Raw records
○ ○ ○ ○ ○
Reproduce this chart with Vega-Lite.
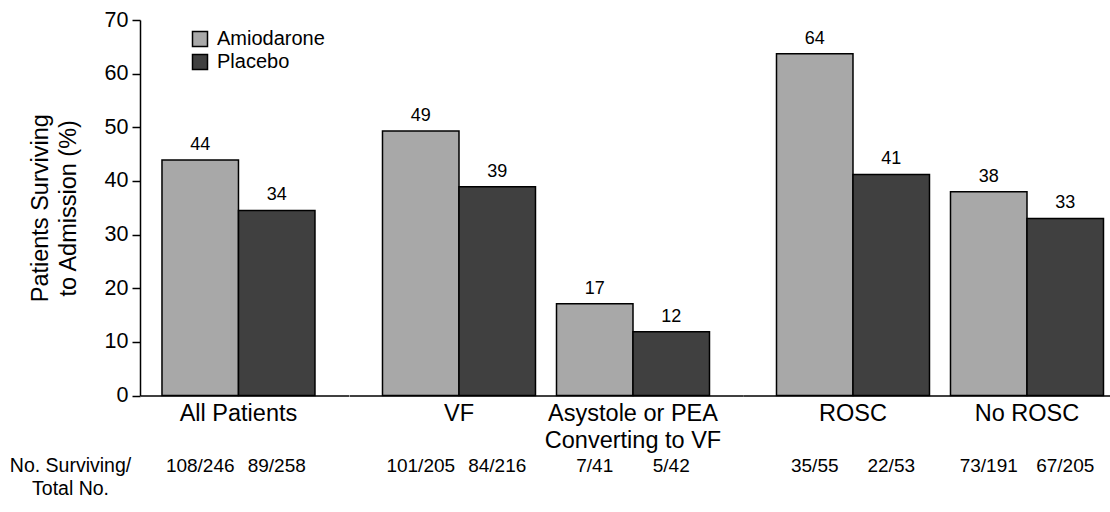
{
  "$schema": "https://vega.github.io/schema/vega-lite/v6.json",
  "padding": {"left": 9, "top": 9, "right": 0, "bottom": 0},
  "config": {
    "font": "Liberation Sans",
    "view": {"stroke": null},
    "concat": {"spacing": 0},
    "axis": {"domainColor": "#000", "domainWidth": 1.5, "tickColor": "#000", "tickWidth": 1.5, "labelColor": "#000", "titleColor": "#000", "grid": false, "titleFontWeight": "normal"},
    "legend": {"labelColor": "#000", "labelFontSize": 20, "symbolType": "square", "symbolSize": 225, "symbolStrokeColor": "#000", "symbolStrokeWidth": 1.5, "labelOffset": 7, "rowPadding": 1, "title": null}
  },
  "data": {"values": [
    {"section": "All", "group": "All Patients", "drug": "Amiodarone", "pct": 43.9, "shown": "44", "counts": "108/246"},
    {"section": "All", "group": "All Patients", "drug": "Placebo", "pct": 34.5, "shown": "34", "counts": "89/258"},
    {"section": "Rhythm", "group": "VF", "drug": "Amiodarone", "pct": 49.3, "shown": "49", "counts": "101/205"},
    {"section": "Rhythm", "group": "VF", "drug": "Placebo", "pct": 38.9, "shown": "39", "counts": "84/216"},
    {"section": "Rhythm", "group": "Asystole or PEA Converting to VF", "drug": "Amiodarone", "pct": 17.1, "shown": "17", "counts": "7/41"},
    {"section": "Rhythm", "group": "Asystole or PEA Converting to VF", "drug": "Placebo", "pct": 11.9, "shown": "12", "counts": "5/42"},
    {"section": "ROSC", "group": "ROSC", "drug": "Amiodarone", "pct": 63.7, "shown": "64", "counts": "35/55"},
    {"section": "ROSC", "group": "ROSC", "drug": "Placebo", "pct": 41.2, "shown": "41", "counts": "22/53"},
    {"section": "ROSC", "group": "No ROSC", "drug": "Amiodarone", "pct": 38.0, "shown": "38", "counts": "73/191"},
    {"section": "ROSC", "group": "No ROSC", "drug": "Placebo", "pct": 33.0, "shown": "33", "counts": "67/205"}
  ]},
  "resolve": {"scale": {"fill": "independent", "y": "independent"}, "legend": {"fill": "independent"}},
  "hconcat": [
    {
      "width": 208.5, "height": 375.5,
      "transform": [{"filter": "datum.section === 'All'"}],
      "encoding": {
        "x": {"field": "group", "type": "nominal", "sort": null,
          "scale": {"paddingInner": 0, "paddingOuter": 0.1814, "align": 0.396},
          "axis": {"title": ["No. Surviving/", "Total No."], "titleX": -70, "titleY": 61, "titleFontSize": 19.5, "titleAlign": "center", "titleBaseline": "top", "titleLineHeight": 23, "labelAngle": 0, "ticks": false, "tickSize": 0, "labelPadding": 6, "labelFontSize": 23.5, "labelLineHeight": 27}},
        "xOffset": {"field": "drug", "type": "nominal", "sort": ["Amiodarone", "Placebo"], "scale": {"paddingInner": 0, "paddingOuter": 0}}
      },
      "layer": [
        {"mark": {"type": "bar", "stroke": "#000", "strokeWidth": 1.5},
         "encoding": {
           "y": {"field": "pct", "type": "quantitative", "scale": {"domain": [0, 70], "nice": false},
             "axis": {"title": ["Patients Surviving", "to Admission (%)"], "values": [0, 10, 20, 30, 40, 50, 60, 70], "tickSize": 8, "labelPadding": 4, "labelFontSize": 21.5, "titleFontSize": 23.5, "titlePadding": 24, "titleLineHeight": 28}},
           "fill": {"field": "drug", "type": "nominal", "sort": ["Amiodarone", "Placebo"], "scale": {"range": ["#a8a8a8", "#404040"]},
             "legend": {"orient": "none", "legendX": 50, "legendY": 9}}
         }},
        {"mark": {"type": "text", "baseline": "alphabetic", "dy": -10, "fontSize": 18, "color": "#000"},
         "encoding": {"y": {"field": "pct", "type": "quantitative", "title": ["Patients Surviving", "to Admission (%)"]}, "text": {"field": "shown"}}},
        {"mark": {"type": "text", "baseline": "middle", "dy": 70, "fontSize": 19, "color": "#000"},
         "encoding": {"y": {"datum": 0, "type": "quantitative", "title": ["Patients Surviving", "to Admission (%)"]}, "text": {"field": "counts"}}}
      ]
    },
    {
      "width": 394, "height": 375.5,
      "transform": [{"filter": "datum.section === 'Rhythm'"}],
      "encoding": {
        "x": {"field": "group", "type": "nominal", "sort": null,
          "scale": {"paddingInner": 0.1207, "paddingOuter": 0.1925, "align": 0.5},
          "axis": {"title": null, "labelAngle": 0, "ticks": false, "tickSize": 0, "labelPadding": 6, "labelFontSize": 23.5, "labelLineHeight": 27,
            "labelExpr": "datum.label == 'Asystole or PEA Converting to VF' ? ['Asystole or PEA', 'Converting to VF'] : datum.label"}},
        "xOffset": {"field": "drug", "type": "nominal", "sort": ["Amiodarone", "Placebo"], "scale": {"paddingInner": 0, "paddingOuter": 0}}
      },
      "layer": [
        {"mark": {"type": "bar", "stroke": "#000", "strokeWidth": 1.5},
         "encoding": {
           "y": {"field": "pct", "type": "quantitative", "scale": {"domain": [0, 70], "nice": false}, "axis": null},
           "fill": {"field": "drug", "type": "nominal", "sort": ["Amiodarone", "Placebo"], "scale": {"range": ["#a8a8a8", "#404040"]}, "legend": null}
         }},
        {"mark": {"type": "text", "baseline": "alphabetic", "dy": -10, "fontSize": 18, "color": "#000"},
         "encoding": {"y": {"field": "pct", "type": "quantitative", "axis": null}, "text": {"field": "shown"}}},
        {"mark": {"type": "text", "baseline": "middle", "dy": 70, "fontSize": 19, "color": "#000"},
         "encoding": {"y": {"datum": 0, "type": "quantitative", "axis": null}, "text": {"field": "counts"}}}
      ]
    },
    {
      "width": 366.5, "height": 375.5,
      "transform": [{"filter": "datum.section === 'ROSC'"}],
      "encoding": {
        "x": {"field": "group", "type": "nominal", "sort": null,
          "scale": {"paddingInner": 0.1207, "paddingOuter": 0.1135, "align": 0.848},
          "axis": {"title": null, "labelAngle": 0, "ticks": false, "tickSize": 0, "labelPadding": 6, "labelFontSize": 23.5, "labelLineHeight": 27}},
        "xOffset": {"field": "drug", "type": "nominal", "sort": ["Amiodarone", "Placebo"], "scale": {"paddingInner": 0, "paddingOuter": 0}}
      },
      "layer": [
        {"mark": {"type": "bar", "stroke": "#000", "strokeWidth": 1.5},
         "encoding": {
           "y": {"field": "pct", "type": "quantitative", "scale": {"domain": [0, 70], "nice": false}, "axis": null},
           "fill": {"field": "drug", "type": "nominal", "sort": ["Amiodarone", "Placebo"], "scale": {"range": ["#a8a8a8", "#404040"]}, "legend": null}
         }},
        {"mark": {"type": "text", "baseline": "alphabetic", "dy": -10, "fontSize": 18, "color": "#000"},
         "encoding": {"y": {"field": "pct", "type": "quantitative", "axis": null}, "text": {"field": "shown"}}},
        {"mark": {"type": "text", "baseline": "middle", "dy": 70, "fontSize": 19, "color": "#000"},
         "encoding": {"y": {"datum": 0, "type": "quantitative", "axis": null}, "text": {"field": "counts"}}}
      ]
    }
  ]
}
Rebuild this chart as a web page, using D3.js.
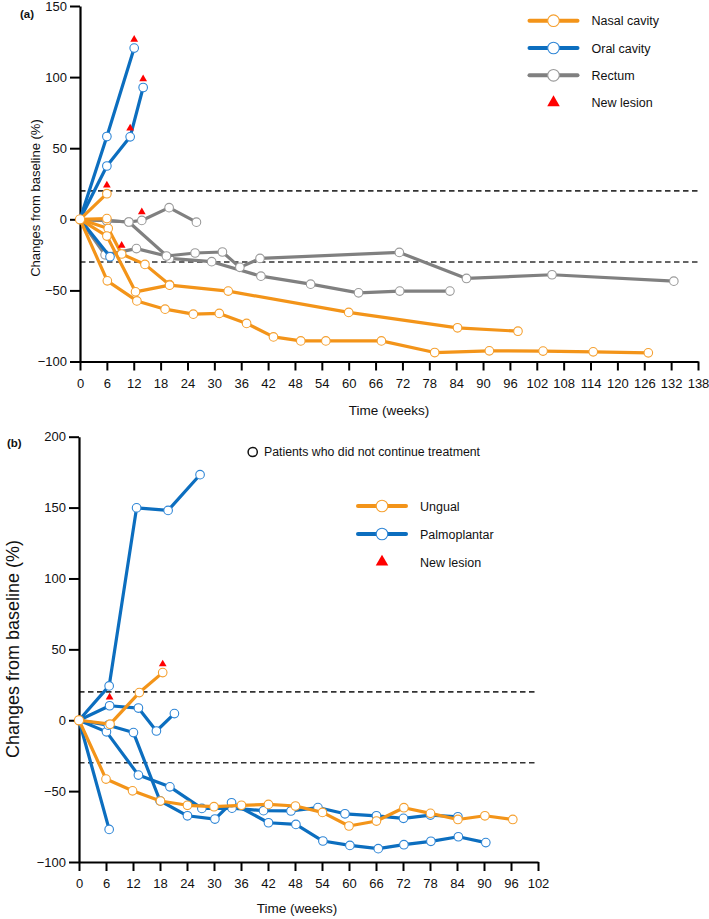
<!DOCTYPE html>
<html><head><meta charset="utf-8">
<script src="https://cdn.jsdelivr.net/npm/d3@7"></script>
<style>
body{margin:0;background:#fff}
svg{display:block}
text{font-family:"Liberation Sans",Arial,Helvetica,sans-serif;fill:#111}
</style>
</head><body>
<svg id="chart" width="709" height="919"></svg>
<script>
// ---------- Panel (a) data: [week, % change] ----------
const xTicksA = d3.range(0, 139, 6);
const yTicksA = [150, 100, 50, 0, -50, -100];
const thresholdsA = [20, -30];

const nasal1 = [[0,0],[6,18]];
const nasal2 = [[0,0],[6,0.5]];
const nasal3 = [[0,0],[6.3,-6.5],[9.3,-24.4],[14.5,-31.7],[20,-46]];
const nasal4 = [[0,0],[6,-11.8],[12.4,-51],[20,-46.3],[33.1,-50.5],[60,-65.5],[84.3,-76.3],[97.8,-78.7]];
const nasal5 = [[0,0],[6.1,-43.3],[12.7,-57.4],[19,-63.2],[25.3,-66.7],[31.1,-66.2],[37.2,-73.2],[43.2,-82.7],[49.3,-85.5],[54.9,-85.5],[67.3,-85.5],[79.2,-93.7],[91.4,-92.5],[103.4,-92.7],[114.6,-93.2],[126.9,-93.9]];

const oral1 = [[0,0],[6,58.2],[12.1,120.4]];
const oral2 = [[0,0],[6,37.5],[11.2,58],[14.1,92.7]];
const oral3 = [[0,0],[6.7,-26.3]];

const rectum1 = [[0,0],[6,-1],[10.9,-1.9],[13.8,-0.8],[19.9,8.2],[26,-2]];
const rectum2 = [[0,0],[6,-1],[10.9,-1.9],[20,-27.5],[29.4,-29.8],[40.4,-40],[51.5,-45.6],[62.2,-51.7],[71.4,-50.5],[82.6,-50.5]];
const rectum3 = [[0,0],[5.6,-25],[12.6,-20.6],[19.3,-25.8],[25.7,-23.7],[31.8,-23],[35.7,-33.8],[40.2,-27.5],[71.3,-23.3],[86.3,-41.6],[105.4,-39],[132.6,-43.5]];

const lesionsA = [[6,18],[12.1,120.4],[11.2,58],[14.1,92.7],[9.3,-24.4],[13.8,-0.8]];

// ---------- Panel (b) data ----------
const xTicksB = d3.range(0, 103, 6);
const yTicksB = [200, 150, 100, 50, 0, -50, -100];
const thresholdsB = [20, -30];

const ungual1 = [[0,0],[6.9,-2.8],[13.4,19.5],[18.6,33.6]];
const ungual2 = [[0,0],[6,-41.5],[11.9,-49.8],[18.1,-57],[24.1,-60],[30,-61],[36.1,-60],[42.1,-59.4],[48.1,-60.5],[54.1,-65],[60,-74.6],[66.1,-71.1],[72.2,-61.7],[78.1,-65.7],[84.2,-70],[90.2,-67.4],[96.4,-70]];

const palmo1 = [[0,0],[6.7,24.2],[12.8,149.8],[19.8,148],[26.9,173.2]];
const palmo2 = [[0,0],[6.8,10.2],[13.2,8.6],[17.2,-7.6],[21.2,4.7]];
const palmo3 = [[0,0],[6.1,-8.2],[13.2,-38.7],[20.2,-47],[27.3,-62.2],[34,-62],[41,-63.8],[47.1,-64],[53.1,-61.6],[59.1,-66],[66.1,-67.4],[72.1,-69.2],[78.1,-66.9],[84.2,-68.1]];
const palmo4 = [[0,0],[6.5,-3.5],[12.1,-8.7],[18,-56.8],[24.1,-67.4],[30.2,-69.7],[33.9,-58.2],[42.1,-72.3],[48.2,-73.5],[54.2,-85.2],[60.2,-88.3],[66.5,-90.6],[72.2,-87.8],[78.2,-85.4],[84.3,-82.2],[90.4,-86.3]];
const palmo5 = [[0,0],[6.7,-77]];

const lesionsB = [[6.8,10.2],[18.6,33.6]];

// ---------- Legends ----------
const legendA = ["Nasal cavity", "Oral cavity", "Rectum", "New lesion"];
const legendB = ["Ungual", "Palmoplantar", "New lesion"];
const noteB = "Patients who did not continue treatment";

// ---------- Styles ----------
const ORANGE = "#F39419", BLUE = "#0C6EBF", GRAY = "#808080", RED = "#FF0000";
const CIRCLE_STROKE = {[ORANGE]: "#F5A030", [BLUE]: "#2F86D6", [GRAY]: "#9a9a9a"};

const svg = d3.select("#chart");

function drawPanel(o) {
  const g = svg.append("g");
  const x = d3.scaleLinear().domain(o.xDomain).range(o.xRange);
  const y = d3.scaleLinear().domain(o.yDomain).range(o.yRange);

  // threshold lines
  g.selectAll(".thr").data(o.thresholds).enter().append("line")
    .attr("x1", x(o.xDomain[0])).attr("x2", o.dashEnd !== undefined ? o.dashEnd : x(o.xDomain[1]))
    .attr("y1", d => y(d)).attr("y2", d => y(d))
    .attr("stroke", "#333").attr("stroke-width", 1.6).attr("stroke-dasharray", "5.5,3.5");

  // axes
  const ya = g.append("g").attr("transform", `translate(${o.xRange[0]},0)`)
    .call(d3.axisLeft(y).tickValues(o.yTicks).tickSize(10).tickSizeOuter(0).tickPadding(3));
  const xa = g.append("g").attr("transform", `translate(0,${o.yRange[0]})`)
    .call(d3.axisBottom(x).tickValues(o.xTicks).tickSize(9).tickSizeOuter(0).tickPadding(8));
  [ya, xa].forEach(a => {
    a.select(".domain").attr("stroke", "#000").attr("stroke-width", 2.2);
    a.selectAll(".tick line").attr("stroke", "#000").attr("stroke-width", 2);
    a.selectAll("text").attr("font-size", o.tickFont).attr("font-family", '"Liberation Sans",Arial,sans-serif').attr("fill", "#111");
  });

  // series
  const line = d3.line().x(d => x(d[0])).y(d => y(d[1]));
  o.series.forEach(s => {
    const sg = g.append("g");
    sg.append("path").datum(s.data).attr("d", line)
      .attr("fill", "none").attr("stroke", s.color).attr("stroke-width", 3.2)
      .attr("stroke-linejoin", "round").attr("stroke-linecap", "round");
    sg.selectAll("circle").data(s.data.slice(1)).enter().append("circle")
      .attr("cx", d => x(d[0])).attr("cy", d => y(d[1])).attr("r", 4.3)
      .attr("fill", "#fff").attr("stroke", CIRCLE_STROKE[s.color]).attr("stroke-width", 1.1);
  });
  // baseline point
  g.append("circle").attr("cx", x(0)).attr("cy", y(0)).attr("r", 4.6)
    .attr("fill", "#fff").attr("stroke", CIRCLE_STROKE[ORANGE]).attr("stroke-width", 1.1);

  // new lesions
  g.selectAll(".les").data(o.lesions).enter().append("path")
    .attr("d", d3.symbol(d3.symbolTriangle).size(26))
    .attr("transform", d => `translate(${x(d[0])},${y(d[1]) - 8.5})`)
    .attr("fill", RED);

  // labels
  g.append("text").attr("x", o.panelLabel[1]).attr("y", o.panelLabel[2])
    .attr("font-size", 11.5).attr("font-weight", "bold").text(o.panelLabel[0]);
  g.append("text").attr("x", o.xTitle[0]).attr("y", o.xTitle[1]).attr("text-anchor", "middle")
    .attr("font-size", o.xTitleFont).text("Time (weeks)");
  g.append("text").attr("transform", `translate(${o.yTitle[0]},${o.yTitle[1]}) rotate(-90)`)
    .attr("text-anchor", "middle").attr("font-size", o.yTitleFont).text("Changes from baseline (%)");

  // legend
  o.legend.forEach((L, i) => {
    const ly = o.legendPos[1] + i * o.legendStep;
    const lx = o.legendPos[0];
    if (L.color) {
      g.append("line").attr("x1", lx - 24).attr("x2", lx + 24).attr("y1", ly).attr("y2", ly)
        .attr("stroke", L.color).attr("stroke-width", 4).attr("stroke-linecap", "round");
      g.append("circle").attr("cx", lx).attr("cy", ly).attr("r", 5.8)
        .attr("fill", "#fff").attr("stroke", CIRCLE_STROKE[L.color]).attr("stroke-width", 1.1);
    } else {
      g.append("path").attr("d", d3.symbol(d3.symbolTriangle).size(68))
        .attr("transform", `translate(${lx},${ly})`).attr("fill", RED);
    }
    g.append("text").attr("x", lx + 38).attr("y", ly).attr("dy", "0.36em")
      .attr("font-size", 12.5).text(L.name);
  });
  return {g, x, y};
}

drawPanel({
  xDomain: [0, 138], xRange: [80, 698],
  yDomain: [-100, 150], yRange: [361.5, 6],
  xTicks: xTicksA, yTicks: yTicksA, thresholds: thresholdsA,
  tickFont: 13,
  series: [
    {data: rectum1, color: GRAY}, {data: rectum2, color: GRAY}, {data: rectum3, color: GRAY},
    {data: oral1, color: BLUE}, {data: oral2, color: BLUE}, {data: oral3, color: BLUE},
    {data: nasal1, color: ORANGE}, {data: nasal2, color: ORANGE}, {data: nasal3, color: ORANGE},
    {data: nasal4, color: ORANGE}, {data: nasal5, color: ORANGE}
  ],
  lesions: lesionsA,
  panelLabel: ["(a)", 20, 18],
  xTitle: [389, 415], xTitleFont: 13.5,
  yTitle: [40, 198], yTitleFont: 13,
  legend: [
    {name: legendA[0], color: ORANGE}, {name: legendA[1], color: BLUE},
    {name: legendA[2], color: GRAY}, {name: legendA[3]}
  ],
  legendPos: [553.5, 20.7], legendStep: 27.3
});

const pb = drawPanel({
  xDomain: [0, 102], xRange: [79, 538],
  yDomain: [-100, 200], yRange: [862, 436.7],
  xTicks: xTicksB, yTicks: yTicksB, thresholds: thresholdsB,
  tickFont: 13,
  series: [
    {data: palmo1, color: BLUE}, {data: palmo2, color: BLUE}, {data: palmo3, color: BLUE},
    {data: palmo4, color: BLUE}, {data: palmo5, color: BLUE},
    {data: ungual1, color: ORANGE}, {data: ungual2, color: ORANGE}
  ],
  lesions: lesionsB,
  panelLabel: ["(b)", 7, 447],
  xTitle: [297, 913], xTitleFont: 13.5,
  yTitle: [19, 649], yTitleFont: 18,
  legend: [
    {name: legendB[0], color: ORANGE}, {name: legendB[1], color: BLUE}, {name: legendB[2]}
  ],
  legendPos: [382, 506], legendStep: 28
});

// note: patients who did not continue treatment
pb.g.append("circle").attr("cx", 252.7).attr("cy", 452).attr("r", 4.6)
  .attr("fill", "#fff").attr("stroke", "#111").attr("stroke-width", 1.5);
pb.g.append("text").attr("x", 264).attr("y", 452).attr("dy", "0.36em")
  .attr("font-size", 12.3).text(noteB);
</script>
</body></html>
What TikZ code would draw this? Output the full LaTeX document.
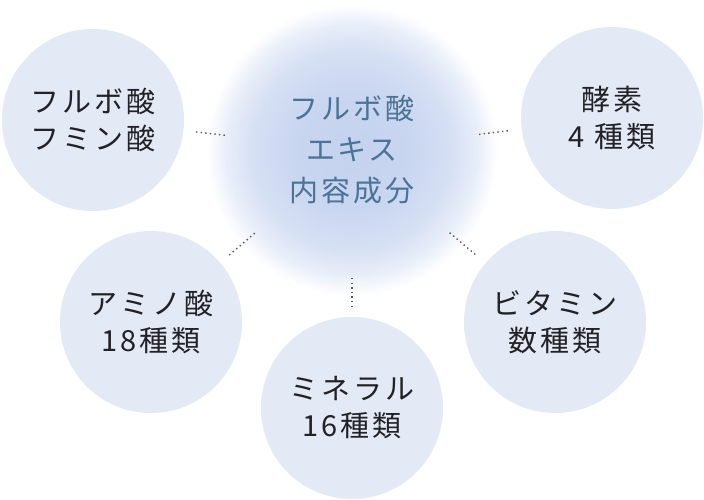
\documentclass[tikz,border=0pt]{standalone}
\usepackage{fontspec}
\newfontfamily\jp[LetterSpace=10]{Noto Sans CJK JP}
\usepackage{xcolor}
\definecolor{bubble}{HTML}{E3E9F5}
\definecolor{glowc}{HTML}{C3D2EE}
\definecolor{glowi}{HTML}{C9D6F0}
\definecolor{glowm}{HTML}{D6E0F4}
\definecolor{glowe}{HTML}{E8EEF9}
\definecolor{ink}{HTML}{222226}
\definecolor{steel}{HTML}{4A7397}
\definecolor{dotc}{HTML}{55585E}
\usepackage{tikz}
\usetikzlibrary{positioning}
\pgfdeclareradialshading{glowshade}{\pgfpoint{0bp}{0bp}}{%
  color(0bp)=(glowc); color(10bp)=(glowi); color(17bp)=(glowm); color(21.5bp)=(glowe);
  color(25bp)=(white); color(50bp)=(white)}
\tikzset{
  bubble/.style={circle,fill=bubble,minimum size=182pt,inner sep=0pt,align=center,
                 text=ink,font=\jp\fontsize{29}{37}\selectfont},
  glow/.style={circle,shading=glowshade,minimum size=292pt,inner sep=0pt,align=center,
               text=steel,font=\jp\fontsize{29}{41}\selectfont},
  dotline/.style={draw=dotc,line width=1.4pt,dash pattern=on 1.4pt off 3.2pt,
                  shorten <=128pt,shorten >=11pt},
}

\begin{document}
\begin{tikzpicture}[x=1pt,y=-1pt]
  \fill[white] (0,0) rectangle (704,500);
  \useasboundingbox (0,0) rectangle (704,500);

  \node[glow] (core) at (352,150) {フルボ酸\\エキス\\内容成分};

  \node[bubble] (fulvic) at (93,120) {フルボ酸\\フミン酸};
  \node[bubble] (enzyme) at (612,118) {酵素\\4 種類};
  \node[bubble] (amino) at (151,322) {アミノ酸\\18種類};
  \node[bubble] (mineral) at (352,408) {ミネラル\\16種類};
  \node[bubble] (vitamin) at (555,322) {ビタミン\\数種類};

  \draw[dotline] (core.center) -- (fulvic);
  \draw[dotline] (core.center) -- (enzyme);
  \draw[dotline] (core.center) -- (amino);
  \draw[dotline] (core.center) -- (mineral);
  \draw[dotline] (core.center) -- (vitamin);
\end{tikzpicture}
\end{document}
○ ○ ○ ○ ○
Out of the records above, set down only the lines from the one that contains "Rebuild this chart" through the one that contains "const thresholdsA = [20, -30];", unchanged and without the pictures.

Rebuild this chart as a web page, using D3.js.
<!DOCTYPE html>
<html><head><meta charset="utf-8">
<script src="https://cdn.jsdelivr.net/npm/d3@7"></script>
<style>
body{margin:0;background:#fff}
svg{display:block}
text{font-family:"Liberation Sans",Arial,Helvetica,sans-serif;fill:#111}
</style>
</head><body>
<svg id="chart" width="709" height="919"></svg>
<script>
// ---------- Panel (a) data: [week, % change] ----------
const xTicksA = d3.range(0, 139, 6);
const yTicksA = [150, 100, 50, 0, -50, -100];
const thresholdsA = [20, -30];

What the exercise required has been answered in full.